For all their expressions of outrage, moreover, the Indonesians have long known that the Americans and Australians eavesdrop on their country. Indeed, the Australian embassy in Jakarta was the location of the first global station of the Australian Secret Intelligence Service six decades ago, and our spooks have since made Indonesia a top priority. Not that spying is a one-way street. General Hendropriyono, one of Indonesia’s own former intelligence chiefs, boasted on Australian TV in 2004 about how Indonesia regularly bugs Australian politicians, and expects the same in reverse.
In fairness to the Indonesians, the latest revelations do play into their sense of nationalism, which reflects an atavistic resentment against western interference. Seasoned Australian diplomats and political figures have recognised that among people who have had to fight for their independence, anti-colonialism is an emotion deeply and sincerely felt — something which touches their hearts more than minds. Not much has changed since those heady days of decolonisation in the 1940s.
When Canberra accommodates Jakarta’s sensitivities and respects its territorial sovereignty by, for instance, refusing to back independence movements, critics denounce the policy as appeasement. But Australia gains substantially from a close and effective relationship with its northern neighbour in ways that many locals don’t appreciate. After all, Indonesian help is required to stop people-smuggling and illegal fishing, fight terrorism and prevent drug shipments to the Antipodes. And problems in the archipelago’s busy sea lanes could interfere with Australia’s merchant and naval shipping.Any deterioration in this critical relationship damages the national interest.
So where does this leave the diplomatic stand-off? Calls for Mr Abbott to apologise and atone for Australia’s spying sins are escalating, but they are fraught with danger. An apology would damage the age-old principle of neither confirm nor deny. If the government agreed to sweeping restrictions on the scopes of intelligence activities, Australia would have let Edward Snowden and his collaborator Glenn Greenwald set its security policy, compounding the damage already done. And if Mr Greenwald’s newspaper, The Guardian, reveals more acts of espionage, it would lead to calls for more apologies from Mr Abbott and his Foreign Minister Julie Bishop, neither of whom was running Australian foreign policy in 2009 when the phone-tapping took place.

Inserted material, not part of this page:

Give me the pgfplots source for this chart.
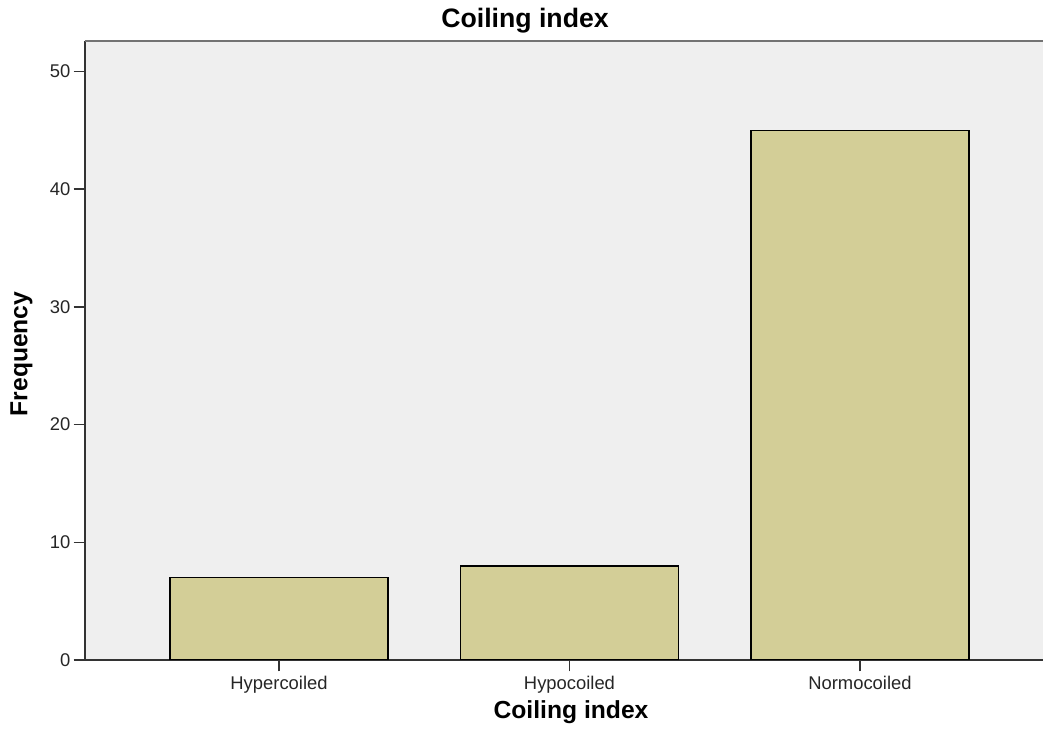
\documentclass[border=0pt]{standalone}
\usepackage{pgfplots}
\pgfplotsset{compat=1.18}
\usepackage{fontspec}
\setmainfont{Liberation Sans}
\definecolor{barfill}{HTML}{D3CE97}
\definecolor{panel}{HTML}{EFEFEF}
\definecolor{axisdark}{HTML}{333333}

\begin{document}
\begin{tikzpicture}
\useasboundingbox (0,0) rectangle (782.25pt,547.5pt);
\begin{axis}[
    at={(63.75pt,52.5pt)}, anchor=south west,
    scale only axis,
    width=721.5pt, height=464.25pt,
    xmin=-0.668, xmax=2.644,
    ymin=0, ymax=52.6,
    axis x line*=bottom, axis y line*=left,
    axis line style={draw=axisdark, line width=1.1pt},
    axis background/.style={fill=panel},
    xtick={0,1,2},
    xticklabels={Hypercoiled,Hypocoiled,Normocoiled},
    ytick={0,10,20,30,40,50},
    tick align=outside,
    major tick length=8.5pt,
    tick style={axisdark, line width=1.2pt},
    /pgf/number format/assume math mode=true,
    ticklabel style={font=\fontsize{13.8}{15}\selectfont, text=black!85},
    yticklabel style={xshift=1pt},
    ybar, bar width=163.5pt,
]
\addplot[fill=barfill, draw=black, line width=1.3pt] coordinates {(0,7) (1,8) (2,45)};
\draw[black!55, line width=1.3pt] (rel axis cs:0,1) -- (rel axis cs:1,1);
\end{axis}
\node[font=\fontsize{20}{24}\selectfont\bfseries] at (393.75pt,532pt) {Coiling index};
\node[font=\fontsize{18.5}{22}\selectfont\bfseries] at (428.25pt,13pt) {Coiling index};
\node[font=\fontsize{18.5}{22}\selectfont\bfseries, rotate=90] at (16pt,282pt) {Frequency};
\end{tikzpicture}
\end{document}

Limiting the damage to the Australian credibility is a test of Mr Abbott’s skills as a statesman. His twin imperatives will be to continue to protect the national interest steadfastly while allowing, somehow or other, the Indonesians and their President to save some face — an age-old Confucian/Buddhist principle, and a delicate diplomatic dance. Perhaps there is not much Mr Abbott can do except pursue a policy of benign calm and detachment until the poisoned atmosphere of the spy revelations has passed.